Quanto diverso il sentire di sé del vescovo Luciani dal sentire di sé del fariseo della parabola che abbiamo ora ascoltato! Il fariseo era soddisfatto di se stesso , pienamente soddisfatto; si sentiva a posto perché non aveva rubato, non era stato adultero, digiunava frequentemente, pagava le decime prescritte fino all’ultimo centesimo… Che cosa poteva rimproverargli Dio? Non era egli forse pienamente in regola con lui? E invece quell’uomo aveva un piccolo difetto; si fa per dire ‘piccolo difetto’, perché la superbia è il più grande difetto che ci sia: quel fariseo era superbo. Tanto che di lui Gesù disse: “Quell’uomo se ne tornò a casa dal tempio non giustificato”, cioè non in comunione con Dio. La superbia stacca da Dio, tiene lontani da Dio, tiene chiusi ai doni di Dio. Dice la Sacra Scrittura: “Dio resiste ai superbi e dà la sua grazia agli umili” (Gc 4,6). Dice ancora: “Il Signore guarda verso l’umile, ma al superbo volge lo sguardo da lontano” (Sal 138,6). Dice ancora: “Chi ha occhi altezzosi e cuore superbo Dio non lo può sopportare” (Sal 101,5).

Via alla comunione con Dio non è la superbia, ma l’umiltà. Il pubblicano era umile. Sì, era peccatore, ma era umile, e fu giustificato. Egli se ne stava in fondo al tempio, con gli occhi bassi; neppure osava alzarli verso il Signore; si batteva il petto e diceva tutto compunto e confuso: “O Dio, abbi pietà di me peccatore”. “Io vi dico -disse Gesù- questi tornò a casa sua giustificato”. L’umiltà giustifica; la sincerità di cuore che riconosce i propri errori, e che non si erge a giudice del prossimo, come faceva il fariseo, giustifica, mette in comunione con Dio.

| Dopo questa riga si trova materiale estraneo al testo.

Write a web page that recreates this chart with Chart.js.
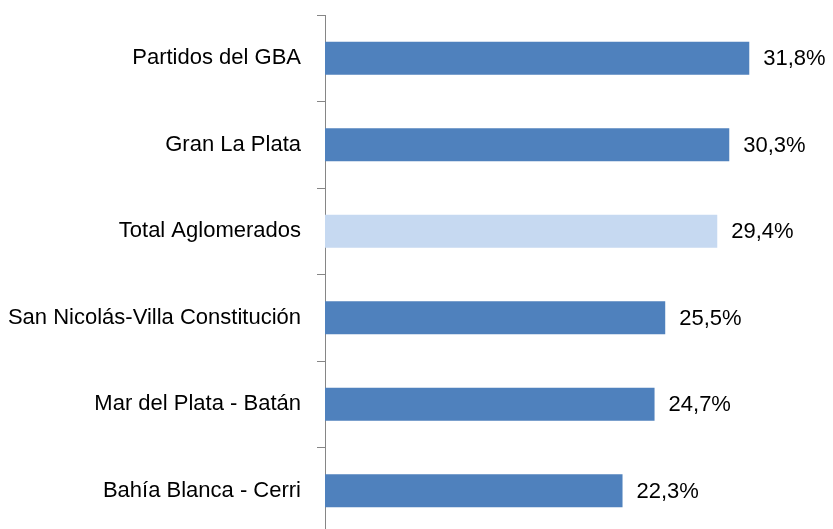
<!DOCTYPE html>
<html>
<head>
<meta charset="utf-8">
<script src="https://cdn.jsdelivr.net/npm/chart.js@4"></script>
<style>
    html, body { margin: 0; padding: 0; background: #fff; overflow: hidden; }
    #wrap { width: 833px; height: 535px; position: relative; }
</style>
</head>
<body>
<div id="wrap"><canvas id="barChart"></canvas></div>
<script>
// Chart data
const categories = [
    'Partidos del GBA',
    'Gran La Plata',
    'Total Aglomerados',
    'San Nicolás-Villa Constitución',
    'Mar del Plata - Batán',
    'Bahía Blanca - Cerri'
];
const values = [31.8, 30.3, 29.4, 25.5, 24.7, 22.3];
const highlighted = ['Total Aglomerados'];

const BLUE = '#4F81BD';
const LIGHT = '#C6D9F1';
const FONT = '"Liberation Sans", Arial, sans-serif';

// Draws "31,8%" style labels right of each bar
const valueLabels = {
    id: 'valueLabels',
    afterDatasetsDraw(chart) {
        const ctx = chart.ctx;
        const meta = chart.getDatasetMeta(0);
        ctx.save();
        ctx.font = '22px ' + FONT;
        ctx.fillStyle = '#000';
        ctx.textAlign = 'left';
        ctx.textBaseline = 'middle';
        meta.data.forEach((bar, i) => {
            const txt = values[i].toFixed(1).replace('.', ',') + '%';
            ctx.fillText(txt, bar.x + 14, bar.y + 1);
        });
        ctx.restore();
    }
};

new Chart(document.getElementById('barChart'), {
    type: 'bar',
    data: {
        labels: categories,
        datasets: [{
            data: values,
            backgroundColor: categories.map(c => highlighted.includes(c) ? LIGHT : BLUE),
            borderWidth: 0,
            categoryPercentage: 1,
            barPercentage: 0.38
        }]
    },
    options: {
        indexAxis: 'y',
        responsive: true,
        maintainAspectRatio: false,
        animation: false,
        layout: { padding: { top: 15, right: 1, bottom: 1, left: 0 } },
        plugins: { legend: { display: false }, tooltip: { enabled: false } },
        scales: {
            x: {
                display: false,
                min: 0,
                max: 38
            },
            y: {
                afterFit: (scale) => {
                    scale.width = 325;
                    scale.paddingTop = 0;
                    scale.paddingBottom = 0;
                },
                grid: {
                    drawOnChartArea: false,
                    tickLength: 8,
                    color: '#868686'
                },
                border: { color: '#868686', width: 1 },
                ticks: {
                    color: '#000',
                    padding: 16,
                    font: { family: FONT, size: 22 }
                }
            }
        }
    },
    plugins: [valueLabels]
});
</script>
</body>
</html>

Papa Luciani dedicò la sua prima udienza generale del mercoledì alla virtù dell’umiltà, e disse: “Vi raccomando una virtù tanto cara al Signore; egli ha detto: ‘Imparate da me che sono mite e umile di cuore’ (Mt 11,29). Io rischio di dire uno sproposito, ma lo dico: il Signore tanto ama l’umiltà che, a volte, permette dei peccati gravi. Perché? perché quelli che li hanno commessi, questi peccati, dopo, pentiti, restino umili. Non vien voglia di credersi dei mezzi santi, dei mezzi angeli, quando si sa di aver commesso delle mancanze gravi. Il Signore ha tanto raccomandato: siate umili. Anche se avete fatto delle grandi cose, dite: siamo servi inutili. Invece la tendenza, in noi tutti, è piuttosto al contrario: mettersi in mostra. Bassi, bassi: è la virtù cristiana che riguarda noi stessi”. Il mondo d’oggi non ha forse estremo bisogno di umiltà? Quanti conflitti, quanti soprusi, quanti delitti, piccoli e grandi, a causa della superbia e dell’ ‘io’ che vuole sovrastare, prevalere, dominare! Quanto mal stare anche tra di noi, alle volte, a causa dell’orgoglio e della superbia…

Il Signore Gesù, il vero ‘grande’, fu infinitamente umile. San Paolo canta l’umiltà di Gesù nel bellissimo inno della lettera ai Filippesi: “Cristo Gesù, pur essendo nella condizione di Dio, non ritenne un privilegio l’essere come Dio, ma svuotò se stesso assumendo una condizione di servo, diventando simile agli uomini. Dall’aspetto riconosciuto come uomo, umiliò se stesso facendosi obbediente fino alla morte, e a una morte di croce” (Fil 2,6-8). Ed esorta: “Abbiate in voi gli stessi sentimenti di Cristo Gesù” (v 5).

In noi ci sono, e coesistono insieme, il fariseo e il pubblicano; possa prevalere il pubblicano e venire messo a morte il fariseo; possa prevalere e vincere l’umiltà, ed essere sconfitta  sempre di più la superbia e l’orgogliosa affermazione di noi stessi.